The ILP Bill modernises the 1994 Investment Limited Partnership Act, by amending a number of the commercial impediments noted above. Key amendments which have been made include:
- Insertion of an enhanced ‘white list’ of safe harbour provisions which preserve the limited liability status of investors by permitting certain activities to be undertaken without the investor being deemed to be taking part in the management of the ILP. For example, investors are now permitted to serve on any board or committee (e.g. an investment committee) which is established in relation to the ILP.
- Removal of the requirement for all investors to approve amendments to the partnership agreement. Instead such amendments will require approval by a majority of investors (by reference to investor contributions).

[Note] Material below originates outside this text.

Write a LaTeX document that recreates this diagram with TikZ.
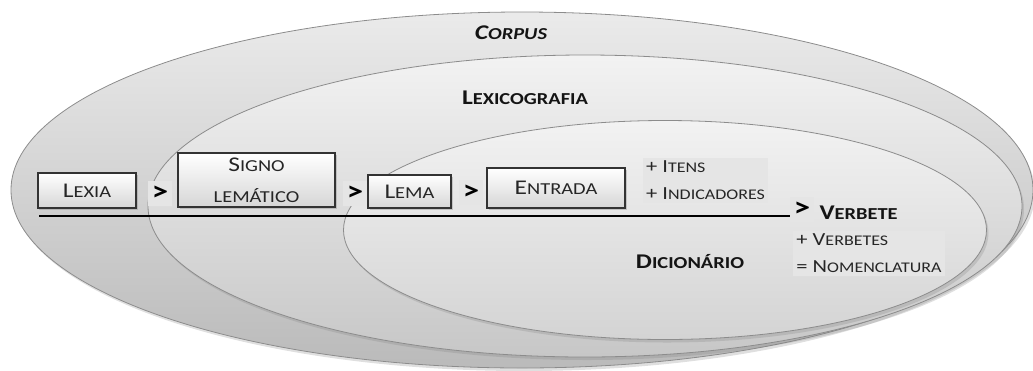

- Clarification that limited partners who do not take any part in the conduct of the business of the partnership cannot be prosecuted for any offences committed in the management of the partnership.
- Removal of the requirement on a return of capital to any investor for the general partner to certify that the ILP is able to pay its debts in full as they fall due after the return of capital is completed
In addition to these amendments, the ILP Bill introduces a number of other measures to ensure there is alignment with more recent domestic and EU legislation, such as the Alternative Investment Fund Managers Directive (incl. depositary, valuation, record-keeping and capital withdrawal requirements), the 2014 Companies Act and the 2015 Irish Collective Asset-management Vehicles Act. These measures, which aim to ensure that ILPs represent a “best in class” regulated partnership vehicle, include:
- The ability to establish an ILP as an umbrella fund with multiple sub-funds, the assets and liabilities of which will be legally ringfenced. This provides sufficient flexibility to use separate sub-funds or “compartments” of the same ILP for different investments;
- The possibility for ILPs to be migrated into and out of Ireland by way of continuation, which provides scope to redomicile existing partnerships without significant implications;
- The introduction of beneficial ownership disclosure requirements in respect of 25%+ investors in the ILP, which ensures the transparency of the vehicle adheres to international best practice.
Where does the signing of the ILP Bill leave us?
The use of partnerships as fund vehicles has become increasingly popular in recent years, particularly in the private equity industry. The reason for this is that partnerships allow investors to collectively invest in underlying assets, whilst also ensuring that any income and gains from investment remain taxable at an investor level as if they had invested directly. Given the various commercial drawbacks which had previously existed with the ILP, Ireland was historically normally overlooked as a possible fund domicile for private equity or other asset classes (such as infrastructure or credit) requiring a partnership as a fund vehicle.
Following the signing into law of the ILP Bill, Ireland now has a partnership model which should be commercially viable for private equity and other asset classes that require a fund vehicle which is transparent for tax purposes (an ILP is transparent for Irish income tax and capital gains tax purposes under pre-existing law). The fact that an ILP is regulated and adheres to international best practice from a transparency perspective is likely to appeal to certain investor types such as European institutional and sovereign wealth funds. The ILP adds to Irelands existing range of fund options and it is hoped that the recent passing of this Bill will cement its position as a leading fund domicile.